What you should do: Copy out the data below as written; omit any images.
--- START OF Source material ---
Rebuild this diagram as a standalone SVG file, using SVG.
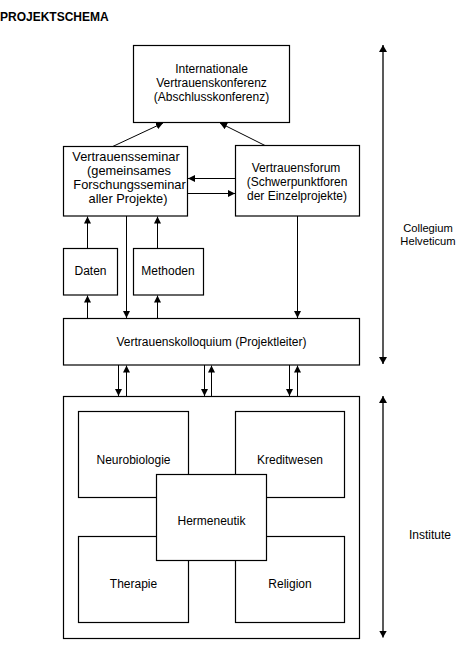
<svg xmlns="http://www.w3.org/2000/svg" width="460" height="668" viewBox="0 0 460 668">
<defs>
<marker id="ah" markerUnits="userSpaceOnUse" markerWidth="8" markerHeight="7" refX="7" refY="3.5" orient="auto">
<path d="M0,0 L7,3.5 L0,7 z" fill="#000"/>
</marker>
<marker id="ah2" markerUnits="userSpaceOnUse" markerWidth="8" markerHeight="8" refX="7" refY="4" orient="auto-start-reverse">
<path d="M0,0 L7,4 L0,8 z" fill="#000"/>
</marker>
<style>
text{font-family:"Liberation Sans",Arial,sans-serif;font-size:12px;fill:#000}
.t{text-anchor:middle}
.b{font-size:12.8px}
.r{font-size:11.2px}
rect{fill:#fff;stroke:#000;stroke-width:1.2}
.c line{stroke:#000;stroke-width:1;marker-end:url(#ah)}
.s line{stroke:#595959;stroke-width:2;marker-start:url(#ah2);marker-end:url(#ah2)}
</style>
</defs>
<rect x="0" y="0" width="460" height="668" style="fill:#fff;stroke:none"/>
<text x="0" y="20.5" style="font-weight:bold">PROJEKTSCHEMA</text>

<g class="c" id="connectors">
<line x1="112.7" y1="146.5" x2="163" y2="123"/>
<line x1="265" y1="145.5" x2="220" y2="123"/>
<line x1="235.5" y1="178.5" x2="188" y2="178.5"/>
<line x1="187.5" y1="193.5" x2="235" y2="193.5"/>
<line x1="87.5" y1="248.5" x2="87.5" y2="216.5"/>
<line x1="87.5" y1="318.5" x2="87.5" y2="295.5"/>
<line x1="157.5" y1="248.5" x2="157.5" y2="216.5"/>
<line x1="157.5" y1="318.5" x2="157.5" y2="295.5"/>
<line x1="126.5" y1="216" x2="126.5" y2="318"/>
<line x1="297.5" y1="216" x2="297.5" y2="318"/>
<line x1="118.5" y1="365" x2="118.5" y2="396"/>
<line x1="126.5" y1="396.5" x2="126.5" y2="365.5"/>
<line x1="204.5" y1="365" x2="204.5" y2="396"/>
<line x1="211.5" y1="396.5" x2="211.5" y2="365.5"/>
<line x1="289.5" y1="365" x2="289.5" y2="396"/>
<line x1="297.5" y1="396.5" x2="297.5" y2="365.5"/>
</g>

<g id="konferenz">
<rect x="133.5" y="45.5" width="156" height="77"/>
<text class="t" x="211.5" y="73">Internationale</text>
<text class="t" x="211.5" y="87">Vertrauenskonferenz</text>
<text class="t" x="211.5" y="101">(Abschlusskonferenz)</text>
</g>
<g id="seminar">
<rect x="63.5" y="146.5" width="124" height="69.5"/>
<text class="t b" x="126" y="161">Vertrauensseminar</text>
<text class="t b" x="129" y="175">(gemeinsames</text>
<text class="t b" x="129.5" y="189">Forschungsseminar</text>
<text class="t b" x="128" y="203">aller Projekte)</text>
</g>
<g id="forum">
<rect x="235.5" y="145.5" width="124" height="70.5"/>
<text class="t" x="296" y="172">Vertrauensforum</text>
<text class="t" x="297" y="186">(Schwerpunktforen</text>
<text class="t" x="297" y="200">der Einzelprojekte)</text>
</g>
<g id="daten">
<rect x="63.5" y="248.5" width="54" height="46.5"/>
<text class="t" x="90.5" y="275">Daten</text>
</g>
<g id="methoden">
<rect x="133.5" y="248.5" width="70" height="46.5"/>
<text class="t" x="168" y="274.5">Methoden</text>
</g>
<g id="kolloquium">
<rect x="63.5" y="318.5" width="296" height="46.5"/>
<text class="t" x="211.5" y="346">Vertrauenskolloquium (Projektleiter)</text>
</g>
<g id="institute">
<rect x="63.5" y="396.5" width="296" height="242"/>
</g>
<g id="neurobiologie">
<rect x="78.5" y="411.5" width="110" height="86"/>
<text class="t" x="133.5" y="463.5">Neurobiologie</text>
</g>
<g id="kreditwesen">
<rect x="235.5" y="411.5" width="109" height="86"/>
<text class="t" x="290" y="463.5">Kreditwesen</text>
</g>
<g id="therapie">
<rect x="78.5" y="536.5" width="110" height="86"/>
<text class="t" x="133.5" y="588">Therapie</text>
</g>
<g id="religion">
<rect x="235.5" y="536.5" width="109" height="86"/>
<text class="t" x="290" y="588">Religion</text>
</g>
<g id="hermeneutik">
<rect x="156.5" y="474.5" width="110" height="86"/>
<text class="t" x="211.5" y="525">Hermeneutik</text>
</g>

<g class="s" id="scale">
<line x1="383" y1="45" x2="383" y2="364"/>
<line x1="383" y1="396" x2="383" y2="637.5"/>
</g>
<g id="collegium">
<text class="t r" x="428" y="231.5">Collegium</text>
<text class="t r" x="428" y="244.5">Helveticum</text>
</g>
<g id="institute-label">
<text class="t" x="430" y="538.5">Institute</text>
</g>
</svg>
--- END OF Source material ---
Output below:
Rebuild this diagram as a standalone SVG file, using SVG.
<svg xmlns="http://www.w3.org/2000/svg" width="460" height="668" viewBox="0 0 460 668">
<defs>
<marker id="ah" markerUnits="userSpaceOnUse" markerWidth="8" markerHeight="7" refX="7" refY="3.5" orient="auto">
<path d="M0,0 L7,3.5 L0,7 z" fill="#000"/>
</marker>
<marker id="ah2" markerUnits="userSpaceOnUse" markerWidth="8" markerHeight="8" refX="7" refY="4" orient="auto-start-reverse">
<path d="M0,0 L7,4 L0,8 z" fill="#000"/>
</marker>
<style>
text{font-family:"Liberation Sans",Arial,sans-serif;font-size:12px;fill:#000}
.t{text-anchor:middle}
.b{font-size:12.8px}
.r{font-size:11.2px}
rect{fill:#fff;stroke:#000;stroke-width:1.2}
.c line{stroke:#000;stroke-width:1;marker-end:url(#ah)}
.s line{stroke:#595959;stroke-width:2;marker-start:url(#ah2);marker-end:url(#ah2)}
</style>
</defs>
<rect x="0" y="0" width="460" height="668" style="fill:#fff;stroke:none"/>
<text x="0" y="20.5" style="font-weight:bold">PROJEKTSCHEMA</text>

<g class="c" id="connectors">
<line x1="112.7" y1="146.5" x2="163" y2="123"/>
<line x1="265" y1="145.5" x2="220" y2="123"/>
<line x1="235.5" y1="178.5" x2="188" y2="178.5"/>
<line x1="187.5" y1="193.5" x2="235" y2="193.5"/>
<line x1="87.5" y1="248.5" x2="87.5" y2="216.5"/>
<line x1="87.5" y1="318.5" x2="87.5" y2="295.5"/>
<line x1="157.5" y1="248.5" x2="157.5" y2="216.5"/>
<line x1="157.5" y1="318.5" x2="157.5" y2="295.5"/>
<line x1="126.5" y1="216" x2="126.5" y2="318"/>
<line x1="297.5" y1="216" x2="297.5" y2="318"/>
<line x1="118.5" y1="365" x2="118.5" y2="396"/>
<line x1="126.5" y1="396.5" x2="126.5" y2="365.5"/>
<line x1="204.5" y1="365" x2="204.5" y2="396"/>
<line x1="211.5" y1="396.5" x2="211.5" y2="365.5"/>
<line x1="289.5" y1="365" x2="289.5" y2="396"/>
<line x1="297.5" y1="396.5" x2="297.5" y2="365.5"/>
</g>

<g id="konferenz">
<rect x="133.5" y="45.5" width="156" height="77"/>
<text class="t" x="211.5" y="73">Internationale</text>
<text class="t" x="211.5" y="87">Vertrauenskonferenz</text>
<text class="t" x="211.5" y="101">(Abschlusskonferenz)</text>
</g>
<g id="seminar">
<rect x="63.5" y="146.5" width="124" height="69.5"/>
<text class="t b" x="126" y="161">Vertrauensseminar</text>
<text class="t b" x="129" y="175">(gemeinsames</text>
<text class="t b" x="129.5" y="189">Forschungsseminar</text>
<text class="t b" x="128" y="203">aller Projekte)</text>
</g>
<g id="forum">
<rect x="235.5" y="145.5" width="124" height="70.5"/>
<text class="t" x="296" y="172">Vertrauensforum</text>
<text class="t" x="297" y="186">(Schwerpunktforen</text>
<text class="t" x="297" y="200">der Einzelprojekte)</text>
</g>
<g id="daten">
<rect x="63.5" y="248.5" width="54" height="46.5"/>
<text class="t" x="90.5" y="275">Daten</text>
</g>
<g id="methoden">
<rect x="133.5" y="248.5" width="70" height="46.5"/>
<text class="t" x="168" y="274.5">Methoden</text>
</g>
<g id="kolloquium">
<rect x="63.5" y="318.5" width="296" height="46.5"/>
<text class="t" x="211.5" y="346">Vertrauenskolloquium (Projektleiter)</text>
</g>
<g id="institute">
<rect x="63.5" y="396.5" width="296" height="242"/>
</g>
<g id="neurobiologie">
<rect x="78.5" y="411.5" width="110" height="86"/>
<text class="t" x="133.5" y="463.5">Neurobiologie</text>
</g>
<g id="kreditwesen">
<rect x="235.5" y="411.5" width="109" height="86"/>
<text class="t" x="290" y="463.5">Kreditwesen</text>
</g>
<g id="therapie">
<rect x="78.5" y="536.5" width="110" height="86"/>
<text class="t" x="133.5" y="588">Therapie</text>
</g>
<g id="religion">
<rect x="235.5" y="536.5" width="109" height="86"/>
<text class="t" x="290" y="588">Religion</text>
</g>
<g id="hermeneutik">
<rect x="156.5" y="474.5" width="110" height="86"/>
<text class="t" x="211.5" y="525">Hermeneutik</text>
</g>

<g class="s" id="scale">
<line x1="383" y1="45" x2="383" y2="364"/>
<line x1="383" y1="396" x2="383" y2="637.5"/>
</g>
<g id="collegium">
<text class="t r" x="428" y="231.5">Collegium</text>
<text class="t r" x="428" y="244.5">Helveticum</text>
</g>
<g id="institute-label">
<text class="t" x="430" y="538.5">Institute</text>
</g>
</svg>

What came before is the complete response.